Jenn Johnston

LCSWR

Jenn is a graduate of the University of Buffalo with a Master’s Degree in Social Work.  She has training and experience in working with adults and children challenged with depression, mood disorders, trauma, grief, anxiety, adhd, and psychosis.

Jenn started her career working with individuals developmental disabilities, visual impairments and traumatic brain injuries.  Since then she has practiced in the NYS prison system, at an outpatient mental health clinic and in child welfare.  Through the Salvation Army, Jenn volunteered in NYC after 911 and assisted survivors of the WTC attacks.  She has insight and sensitivity to the issues faced by first responders and their family members. She very much believes in providing compassionate care, while honoring capacity for self-determination and empowerment.

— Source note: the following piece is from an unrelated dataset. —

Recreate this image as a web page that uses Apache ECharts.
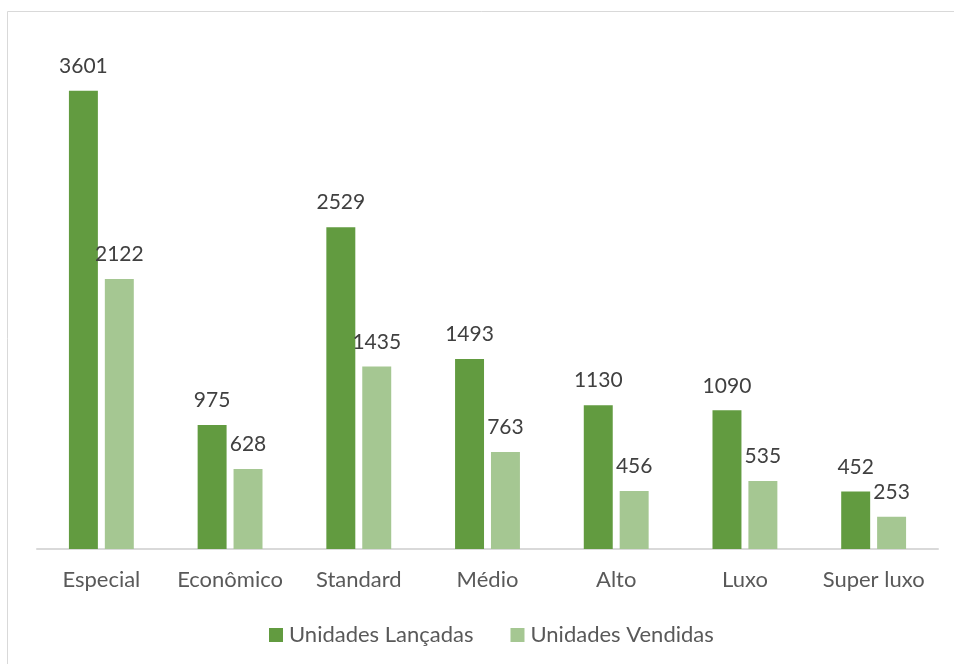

Jenn is a good communicator and is very skilled at being present with people as they work though situations that are causing emotional distress.  She is able to find meaning in the struggles of the human experience and appreciates the opportunity to assist others as they move toward a place of resilience and stability.  Jenn favors an insight oriented approach and has experience with cognitive therapy, motivational interviewing, mindfulness, task centered/problem solving, crisis management,  anger management and solution focused therapies.

How I can help you
Education
  • University of Buffalo, Masters in Social Work
Additional Training
  • Cognitive Therapy
  • Motivational Interviewing
  • Mindfulness
  • Task centered/problem solving
  • Crisis Management
  • Anger Management
  • Solution Focused Therapies
Professional Activities and Memberships
  • Volunteer work with Salvation Army
"Be patient toward all that is unsolved in your heart and try to love the questions themselves, like locked rooms and like books that are now written in a very foreign tongue. Do not now seek the answers, which cannot be given you because you would not be able to live them. And the point is, to live everything. Live the questions now. Perhaps you will then gradually, without noticing it, live along some distant day into the answer.”